Le paradoxe, c’est qu’un monde sobre en énergie comportera beaucoup moins de métropoles ! Un tel objet ne survit pas sans énergie à profusion. La métropolisation, Grand Paris en tête, est donc un projet totalement anachronique, qui encourage l’étalement urbain et concentre un peu plus les habitants du pays sur un territoire qui ne peut subvenir qu’à une infime fraction de ses besoins de base. Pourquoi bétonner le plateau de Saclay à l’heure où l’urgence devrait être de recréer une ceinture maraîchère autour de la capitale ? Promouvoir une ville-monde et la multiplication des échanges internationaux est-il compatible avec la raréfaction de l’énergie ? À mon sens, la bonne idée serait plutôt de contracter, de dégonfler les grosses villes de 10 millions d’habitants, qui finiront par payer leur manque de résilience. Restent quelques bonnes initiatives pourtant au sein du C40, tel l’appel à projets « Reinventing Cities » [déclinaison internationale de Réinventer Paris]. Mais cela reste anecdotique : que changeront quelques éventuels sites exemplaires sur le plan carbone quand il faudrait rénover thermiquement 120 000 logements chaque année dans la métropole parisienne ?
Les villes sont responsables de 80 % des émissions de gaz à effet de serre (GES). Leur territoire n’est-il néanmoins pas à la bonne échelle pour agir ?
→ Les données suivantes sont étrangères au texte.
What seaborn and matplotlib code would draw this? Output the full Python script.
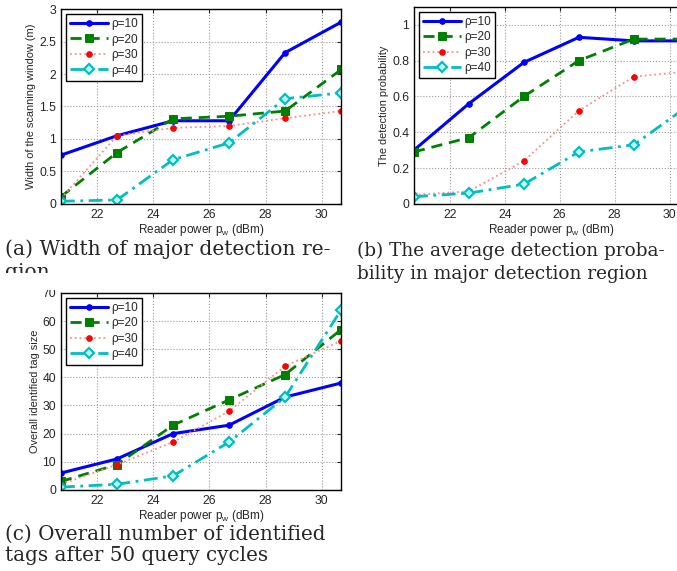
import matplotlib
matplotlib.use("Agg")
import matplotlib.pyplot as plt
import seaborn as sns
import pandas as pd
import numpy as np
from matplotlib.patches import Rectangle
from matplotlib.ticker import FuncFormatter

# reader power (dBm)
power = [20.7, 22.7, 24.7, 26.7, 28.7, 30.7]
labels = ["ρ=10", "ρ=20", "ρ=30", "ρ=40"]

# (a) width of the scanning window (m)
width_r10 = [0.75, 1.05, 1.28, 1.28, 2.33, 2.80]
width_r20 = [0.11, 0.79, 1.31, 1.35, 1.43, 2.07]
width_r30 = [0.08, 1.05, 1.17, 1.20, 1.32, 1.43]
width_r40 = [0.04, 0.06, 0.68, 0.94, 1.62, 1.71]

# (b) detection probability
prob_r10 = [0.30, 0.56, 0.79, 0.93, 0.91, 0.91]
prob_r20 = [0.29, 0.37, 0.60, 0.80, 0.92, 0.92]
prob_r30 = [0.05, 0.07, 0.24, 0.52, 0.71, 0.74]
prob_r40 = [0.04, 0.06, 0.11, 0.29, 0.33, 0.55]

# (c) overall identified tag size
tags_r10 = [6, 11, 20, 23, 33, 38]
tags_r20 = [3, 9, 23, 32, 41, 57]
tags_r30 = [2, 9, 17, 28, 44, 53]
tags_r40 = [1, 2, 5, 17, 33, 64]

# matlab-like styles per series
styles = [
    dict(color=(0, 0, 1), linestyle="-", linewidth=2.2, marker="o", markersize=4,
         markerfacecolor=(0, 0, 1), markeredgecolor=(0, 0, 1)),
    dict(color=(0, 0.5, 0), linestyle=(0, (4, 2.5)), linewidth=2.0, marker="s", markersize=6,
         markerfacecolor=(0, 0.5, 0), markeredgecolor=(0, 0.5, 0)),
    dict(color=(1, 0.55, 0.55), linestyle=":", linewidth=1.3, marker="o", markersize=4,
         markerfacecolor=(1, 0, 0), markeredgecolor=(1, 0, 0)),
    dict(color=(0, 0.75, 0.75), linestyle=(0, (5, 2, 1, 2)), linewidth=2.0, marker="D", markersize=5.5,
         markerfacecolor=(0.75, 1, 1), markeredgecolor=(0, 0.75, 0.75), markeredgewidth=1.6),
]

sns.set_style("white")
plt.rcParams["font.family"] = ["Liberation Sans", "DejaVu Sans"]
plt.rcParams["mathtext.fontset"] = "custom"
plt.rcParams["mathtext.rm"] = "Liberation Sans"
plt.rcParams["mathtext.it"] = "Liberation Sans"

fig = plt.figure(figsize=(6.77, 5.71), dpi=100)


def panel(rect, series, ylim, yticks, ylabel):
    ax = fig.add_axes(rect)
    for name, vals, st in zip(labels, series, styles):
        df = pd.DataFrame({"x": power, "y": vals})
        st = dict(st)
        ls = st.pop("linestyle")
        line = sns.lineplot(data=df, x="x", y="y", ax=ax, label=name, **st)
        line.get_lines()[-1].set_linestyle(ls)
    ax.set_xlim(20.7, 30.7)
    ax.set_ylim(*ylim)
    ax.set_xticks([22, 24, 26, 28, 30])
    ax.set_yticks(yticks)
    ax.yaxis.set_major_formatter(FuncFormatter(lambda v, p: f"{v:g}"))
    ax.grid(True, linestyle=":", color="0.6", linewidth=0.8)
    ax.tick_params(direction="in", top=True, right=True, labelsize=8.8, length=3, width=0.8)
    for sp in ax.spines.values():
        sp.set_color("black")
        sp.set_linewidth(1.0)
    ax.set_xlabel(r"Reader power p$_\mathregular{w}$ (dBm)", fontsize=8.5, labelpad=1)
    ax.set_ylabel(ylabel, fontsize=7.9, labelpad=2)
    leg = ax.legend(loc="upper left", fontsize=8.5, frameon=True, fancybox=False,
                    edgecolor="black", handlelength=3.2, borderpad=0.35,
                    labelspacing=0.3, handletextpad=0.3, borderaxespad=0.4)
    leg.get_frame().set_linewidth(1.0)
    leg.get_frame().set_alpha(1)
    return ax


panel([0.090, 0.643, 0.414, 0.341],
      [width_r10, width_r20, width_r30, width_r40],
      (0, 3), [0, 0.5, 1, 1.5, 2, 2.5, 3], "Width of the scanning window (m)")
panel([0.6115, 0.643, 0.406, 0.345],
      [prob_r10, prob_r20, prob_r30, prob_r40],
      (0, 1.1), [0, 0.2, 0.4, 0.6, 0.8, 1], "The detection probability")
panel([0.090, 0.142, 0.414, 0.345],
      [tags_r10, tags_r20, tags_r30, tags_r40],
      (0, 70), [0, 10, 20, 30, 40, 50, 60, 70], "Overall identified tag size")

cap = dict(family=["DejaVu Serif"], va="baseline")
fig.text(5 / 677, 1 - 255 / 571, "(a) Width of major detection re-", fontsize=14.6, **cap)
fig.text(5 / 677, 1 - 278 / 571, "gion", fontsize=14.6, **cap)
fig.text(357 / 677, 1 - 256 / 571, "(b) The average detection proba-", fontsize=13.3, **cap)
fig.text(357 / 677, 1 - 279 / 571, "bility in major detection region", fontsize=13.3, **cap)
fig.text(5 / 677, 1 - 540 / 571, "(c) Overall number of identified", fontsize=14.3, **cap)
fig.text(5 / 677, 1 - 561 / 571, "tags after 50 query cycles", fontsize=14.3, **cap)

# the second caption line of (a) is clipped in the original
fig.patches.append(Rectangle((0, 1 - 290 / 571), 345 / 677, 17 / 571,
                             transform=fig.transFigure, facecolor="white",
                             edgecolor="none", zorder=10))

fig.savefig("out.png", dpi=100, facecolor="white")
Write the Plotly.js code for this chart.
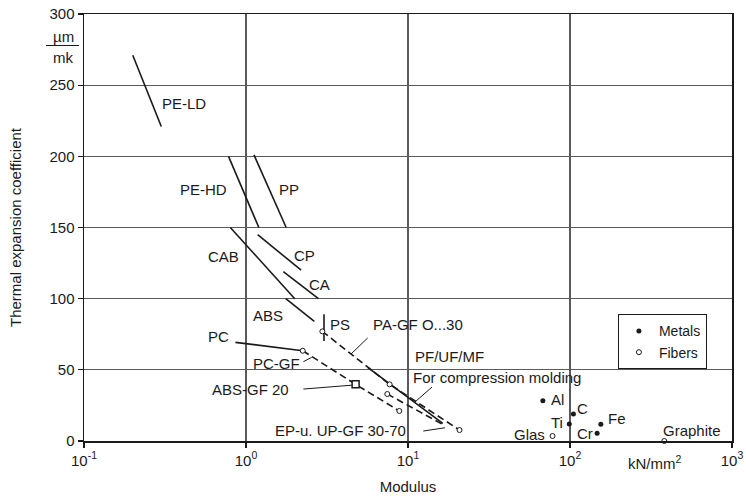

Il n’y a pas d’échelle exclusive. Tous les acteurs – collectivités locales, États, organismes supranationaux, fédérations d’entreprises… – devront jouer leur rôle. L’une des urgences en Europe est de supprimer le charbon dans la production électrique. Croyez-vous que la mairie de Paris – ou celle de Stuttgart – puisse l’ordonner ? Elle n’aurait pas plus la main pour gérer la reconversion des mineurs… Prenons un autre exemple, celui de l’alimentation, responsable du quart des émissions de GES, dont les deux tiers sont liés au cheptel bovin. Paris peut limiter la viande sur les menus des cantines municipales et des écoles. Mais, sans hausse des prix d’achat, la contrepartie est la faillite des éleveurs. Il faudra – c’est ce que préconise The Shift Project – que l’Union européenne impose réglementairement la division par deux du cheptel tout en encadrant les prix payés aux éleveurs, et en les multipliant par trois pour que ces derniers puissent continuer à vivre. Une municipalité peut accompagner ou préconiser le mouvement, pas le mettre en oeuvre seule.
Vous mettez en garde contre l’affichage des discours politiques et le manque de passage à l’acte…
Tout simplement parce qu’ils laissent à penser que l’économie, la consommation peuvent continuer à croître tout en baissant les émissions de GES. C’est hélas impossible. Fabriquer toujours plus de produits manufacturés, qui représentent un quart de notre empreinte carbone, c’est fabriquer toujours plus d’acier, de métaux, de plastiques, et cela augmente les émissions de CO2 ! Augmenter le trafic aérien augmente les émissions de CO2 ! Construire plus, c’est plus de ciment et d’acier, et c’est plus de CO2 ! À mon sens, l’écologie c’est l’acceptation des limites avant que le système ne nous impose les siennes. Entre la croissance (tout de suite) et l’environnement (qui implose avec retard), il faudra donc choisir, et c’est un choix structurant. Si « on ne fait rien », l’affaiblissement progressif de l’environnement – qui nous a permis d’en arriver là où nous sommes – nous imposera une adaptation à marche forcée, nécessairement désastreuse. Mais gérer dès à présent une contraction est aussi une révolution. Ça signifie en pratique une baisse de la consommation réelle, et donc une limitation délibérée du pouvoir d’achat… La partie la plus facile, et il faut commencer par cela, est d’exiger des propriétaires la rénovation thermique de leurs logements.